■ Prompt:
Go from the first line to the line with "const rightTicks = [120, 125, 130, 135, 140, 145, 150, 155];" and return those lines verbatim, ends included.

■ Data provided:

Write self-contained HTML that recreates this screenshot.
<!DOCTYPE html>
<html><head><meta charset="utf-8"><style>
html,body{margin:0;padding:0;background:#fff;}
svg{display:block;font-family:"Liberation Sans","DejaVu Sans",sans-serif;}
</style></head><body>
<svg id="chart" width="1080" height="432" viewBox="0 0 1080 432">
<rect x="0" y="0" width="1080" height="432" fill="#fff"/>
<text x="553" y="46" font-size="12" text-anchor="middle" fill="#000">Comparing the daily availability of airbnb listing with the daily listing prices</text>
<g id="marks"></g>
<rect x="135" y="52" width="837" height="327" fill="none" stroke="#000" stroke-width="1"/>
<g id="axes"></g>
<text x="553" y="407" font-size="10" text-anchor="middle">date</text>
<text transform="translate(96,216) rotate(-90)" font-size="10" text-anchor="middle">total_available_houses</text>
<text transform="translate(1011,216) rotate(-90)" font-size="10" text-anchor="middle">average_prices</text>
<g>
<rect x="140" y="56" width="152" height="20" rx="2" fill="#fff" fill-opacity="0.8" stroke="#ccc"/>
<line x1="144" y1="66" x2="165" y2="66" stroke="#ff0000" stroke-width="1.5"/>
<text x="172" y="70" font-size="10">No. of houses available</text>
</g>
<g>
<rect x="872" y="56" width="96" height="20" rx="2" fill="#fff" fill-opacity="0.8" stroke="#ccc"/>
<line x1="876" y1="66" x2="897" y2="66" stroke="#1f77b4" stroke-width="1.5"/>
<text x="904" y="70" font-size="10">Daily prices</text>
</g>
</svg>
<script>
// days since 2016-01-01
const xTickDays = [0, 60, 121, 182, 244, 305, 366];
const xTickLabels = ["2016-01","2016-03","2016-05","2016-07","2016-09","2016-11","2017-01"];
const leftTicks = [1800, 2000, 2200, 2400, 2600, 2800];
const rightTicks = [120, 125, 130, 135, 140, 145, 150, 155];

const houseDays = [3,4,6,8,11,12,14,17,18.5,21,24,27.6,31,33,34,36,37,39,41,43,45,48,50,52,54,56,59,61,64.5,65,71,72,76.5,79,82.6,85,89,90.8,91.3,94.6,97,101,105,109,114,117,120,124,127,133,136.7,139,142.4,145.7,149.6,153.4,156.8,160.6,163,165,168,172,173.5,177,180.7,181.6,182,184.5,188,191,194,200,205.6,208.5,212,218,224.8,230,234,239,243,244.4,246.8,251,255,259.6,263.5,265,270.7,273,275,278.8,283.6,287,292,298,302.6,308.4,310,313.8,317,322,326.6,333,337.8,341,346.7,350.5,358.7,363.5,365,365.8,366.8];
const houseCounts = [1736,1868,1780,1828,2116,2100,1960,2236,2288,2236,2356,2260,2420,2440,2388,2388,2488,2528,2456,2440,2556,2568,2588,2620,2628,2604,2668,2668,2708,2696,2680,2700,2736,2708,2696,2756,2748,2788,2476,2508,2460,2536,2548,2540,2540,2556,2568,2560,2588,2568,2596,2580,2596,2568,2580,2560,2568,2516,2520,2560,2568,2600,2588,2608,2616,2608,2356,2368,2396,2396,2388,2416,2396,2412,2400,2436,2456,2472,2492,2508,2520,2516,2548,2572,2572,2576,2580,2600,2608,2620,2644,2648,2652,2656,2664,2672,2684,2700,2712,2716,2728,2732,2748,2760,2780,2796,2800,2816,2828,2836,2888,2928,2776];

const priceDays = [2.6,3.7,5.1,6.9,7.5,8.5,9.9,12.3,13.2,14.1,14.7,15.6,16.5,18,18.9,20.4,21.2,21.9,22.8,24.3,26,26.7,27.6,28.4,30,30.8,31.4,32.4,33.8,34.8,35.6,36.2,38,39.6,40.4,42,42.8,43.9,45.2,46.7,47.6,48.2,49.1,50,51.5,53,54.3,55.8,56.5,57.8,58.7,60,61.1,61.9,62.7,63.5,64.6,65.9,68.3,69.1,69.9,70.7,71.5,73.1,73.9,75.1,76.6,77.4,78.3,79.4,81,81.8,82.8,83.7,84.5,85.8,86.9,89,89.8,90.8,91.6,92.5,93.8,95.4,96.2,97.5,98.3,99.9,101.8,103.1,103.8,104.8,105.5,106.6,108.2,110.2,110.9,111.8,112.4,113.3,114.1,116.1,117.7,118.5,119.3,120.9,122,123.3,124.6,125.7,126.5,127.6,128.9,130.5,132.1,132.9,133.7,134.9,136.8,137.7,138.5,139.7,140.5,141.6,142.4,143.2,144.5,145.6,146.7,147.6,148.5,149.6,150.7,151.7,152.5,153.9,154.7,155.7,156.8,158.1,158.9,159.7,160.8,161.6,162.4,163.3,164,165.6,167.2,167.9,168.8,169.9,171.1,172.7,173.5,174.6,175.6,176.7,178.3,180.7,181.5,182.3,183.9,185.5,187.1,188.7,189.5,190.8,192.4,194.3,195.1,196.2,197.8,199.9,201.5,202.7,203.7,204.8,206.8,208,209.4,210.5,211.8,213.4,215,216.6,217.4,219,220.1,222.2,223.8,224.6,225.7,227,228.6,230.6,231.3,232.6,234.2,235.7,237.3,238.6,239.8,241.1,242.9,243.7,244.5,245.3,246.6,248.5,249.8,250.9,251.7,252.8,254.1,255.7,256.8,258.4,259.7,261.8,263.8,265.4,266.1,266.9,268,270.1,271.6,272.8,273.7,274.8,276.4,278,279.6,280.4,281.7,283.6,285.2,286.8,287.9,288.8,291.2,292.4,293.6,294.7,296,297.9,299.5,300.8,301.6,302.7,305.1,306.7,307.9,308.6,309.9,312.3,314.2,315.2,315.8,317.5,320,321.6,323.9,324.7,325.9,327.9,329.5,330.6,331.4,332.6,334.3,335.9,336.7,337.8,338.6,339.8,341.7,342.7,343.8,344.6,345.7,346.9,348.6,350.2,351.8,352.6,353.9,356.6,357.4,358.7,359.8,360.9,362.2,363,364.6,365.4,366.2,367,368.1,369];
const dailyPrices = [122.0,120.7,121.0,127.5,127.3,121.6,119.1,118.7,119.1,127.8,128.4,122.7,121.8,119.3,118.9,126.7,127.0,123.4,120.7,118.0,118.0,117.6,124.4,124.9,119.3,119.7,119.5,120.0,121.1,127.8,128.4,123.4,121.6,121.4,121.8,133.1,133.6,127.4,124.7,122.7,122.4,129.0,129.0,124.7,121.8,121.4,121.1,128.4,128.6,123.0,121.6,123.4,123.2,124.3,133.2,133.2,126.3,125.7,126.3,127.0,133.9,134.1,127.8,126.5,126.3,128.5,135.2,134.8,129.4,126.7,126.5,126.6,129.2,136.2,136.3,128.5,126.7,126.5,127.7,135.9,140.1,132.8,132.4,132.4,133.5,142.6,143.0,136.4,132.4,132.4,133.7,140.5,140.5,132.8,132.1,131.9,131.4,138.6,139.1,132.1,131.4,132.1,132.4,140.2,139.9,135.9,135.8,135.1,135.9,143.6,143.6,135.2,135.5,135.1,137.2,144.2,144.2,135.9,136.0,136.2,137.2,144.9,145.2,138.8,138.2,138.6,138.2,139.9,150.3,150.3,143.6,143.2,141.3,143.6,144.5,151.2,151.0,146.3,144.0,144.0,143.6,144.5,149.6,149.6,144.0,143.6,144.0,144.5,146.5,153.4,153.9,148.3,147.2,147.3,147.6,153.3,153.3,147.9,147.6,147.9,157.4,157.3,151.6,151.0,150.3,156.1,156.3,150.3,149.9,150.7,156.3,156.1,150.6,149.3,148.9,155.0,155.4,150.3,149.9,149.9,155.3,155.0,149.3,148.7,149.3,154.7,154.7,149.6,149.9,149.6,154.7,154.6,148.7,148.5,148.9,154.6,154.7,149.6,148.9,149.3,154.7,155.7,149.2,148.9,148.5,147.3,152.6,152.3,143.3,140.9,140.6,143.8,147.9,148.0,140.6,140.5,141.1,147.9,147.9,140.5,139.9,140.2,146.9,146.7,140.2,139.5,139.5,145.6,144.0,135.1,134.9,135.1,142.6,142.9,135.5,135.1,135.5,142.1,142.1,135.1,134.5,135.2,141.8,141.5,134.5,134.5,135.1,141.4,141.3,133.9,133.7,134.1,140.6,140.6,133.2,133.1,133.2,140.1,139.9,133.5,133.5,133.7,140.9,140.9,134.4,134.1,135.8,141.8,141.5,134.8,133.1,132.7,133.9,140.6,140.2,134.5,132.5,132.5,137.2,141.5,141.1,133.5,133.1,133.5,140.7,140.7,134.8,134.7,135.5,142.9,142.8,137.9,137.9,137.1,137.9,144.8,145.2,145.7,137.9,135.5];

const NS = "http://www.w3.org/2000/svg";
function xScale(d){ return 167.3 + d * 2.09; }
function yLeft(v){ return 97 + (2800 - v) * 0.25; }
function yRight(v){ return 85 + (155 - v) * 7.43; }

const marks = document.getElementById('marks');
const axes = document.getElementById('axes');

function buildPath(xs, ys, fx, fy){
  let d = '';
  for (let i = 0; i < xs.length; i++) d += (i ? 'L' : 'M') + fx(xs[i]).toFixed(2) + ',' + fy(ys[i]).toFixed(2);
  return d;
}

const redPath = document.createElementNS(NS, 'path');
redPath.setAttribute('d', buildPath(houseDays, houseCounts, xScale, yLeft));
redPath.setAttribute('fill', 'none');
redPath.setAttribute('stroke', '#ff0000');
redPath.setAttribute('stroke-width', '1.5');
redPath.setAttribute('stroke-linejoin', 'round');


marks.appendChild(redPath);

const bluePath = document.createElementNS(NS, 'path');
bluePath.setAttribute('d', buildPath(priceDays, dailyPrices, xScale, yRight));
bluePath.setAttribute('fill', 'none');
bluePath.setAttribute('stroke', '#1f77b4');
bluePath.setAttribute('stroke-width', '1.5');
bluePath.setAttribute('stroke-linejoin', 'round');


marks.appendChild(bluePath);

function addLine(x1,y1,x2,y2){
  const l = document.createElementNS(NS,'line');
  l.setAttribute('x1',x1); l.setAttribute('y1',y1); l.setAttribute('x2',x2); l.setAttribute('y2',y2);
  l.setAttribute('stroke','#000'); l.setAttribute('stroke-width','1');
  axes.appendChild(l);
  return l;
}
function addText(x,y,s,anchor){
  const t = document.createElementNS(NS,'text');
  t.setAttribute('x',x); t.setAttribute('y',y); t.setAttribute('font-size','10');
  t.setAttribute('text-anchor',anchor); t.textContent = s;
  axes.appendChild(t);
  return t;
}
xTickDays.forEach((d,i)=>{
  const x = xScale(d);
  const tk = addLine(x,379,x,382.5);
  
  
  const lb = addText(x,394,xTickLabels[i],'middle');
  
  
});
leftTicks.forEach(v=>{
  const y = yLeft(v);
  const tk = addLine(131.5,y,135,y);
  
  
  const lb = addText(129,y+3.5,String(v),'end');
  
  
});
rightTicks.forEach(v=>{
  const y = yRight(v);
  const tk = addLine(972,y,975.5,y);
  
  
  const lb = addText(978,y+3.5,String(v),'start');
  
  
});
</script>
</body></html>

■ Answer below:
Write self-contained HTML that recreates this screenshot.
<!DOCTYPE html>
<html><head><meta charset="utf-8"><style>
html,body{margin:0;padding:0;background:#fff;}
svg{display:block;font-family:"Liberation Sans","DejaVu Sans",sans-serif;}
</style></head><body>
<svg id="chart" width="1080" height="432" viewBox="0 0 1080 432">
<rect x="0" y="0" width="1080" height="432" fill="#fff"/>
<text x="553" y="46" font-size="12" text-anchor="middle" fill="#000">Comparing the daily availability of airbnb listing with the daily listing prices</text>
<g id="marks"></g>
<rect x="135" y="52" width="837" height="327" fill="none" stroke="#000" stroke-width="1"/>
<g id="axes"></g>
<text x="553" y="407" font-size="10" text-anchor="middle">date</text>
<text transform="translate(96,216) rotate(-90)" font-size="10" text-anchor="middle">total_available_houses</text>
<text transform="translate(1011,216) rotate(-90)" font-size="10" text-anchor="middle">average_prices</text>
<g>
<rect x="140" y="56" width="152" height="20" rx="2" fill="#fff" fill-opacity="0.8" stroke="#ccc"/>
<line x1="144" y1="66" x2="165" y2="66" stroke="#ff0000" stroke-width="1.5"/>
<text x="172" y="70" font-size="10">No. of houses available</text>
</g>
<g>
<rect x="872" y="56" width="96" height="20" rx="2" fill="#fff" fill-opacity="0.8" stroke="#ccc"/>
<line x1="876" y1="66" x2="897" y2="66" stroke="#1f77b4" stroke-width="1.5"/>
<text x="904" y="70" font-size="10">Daily prices</text>
</g>
</svg>
<script>
// days since 2016-01-01
const xTickDays = [0, 60, 121, 182, 244, 305, 366];
const xTickLabels = ["2016-01","2016-03","2016-05","2016-07","2016-09","2016-11","2017-01"];
const leftTicks = [1800, 2000, 2200, 2400, 2600, 2800];
const rightTicks = [120, 125, 130, 135, 140, 145, 150, 155];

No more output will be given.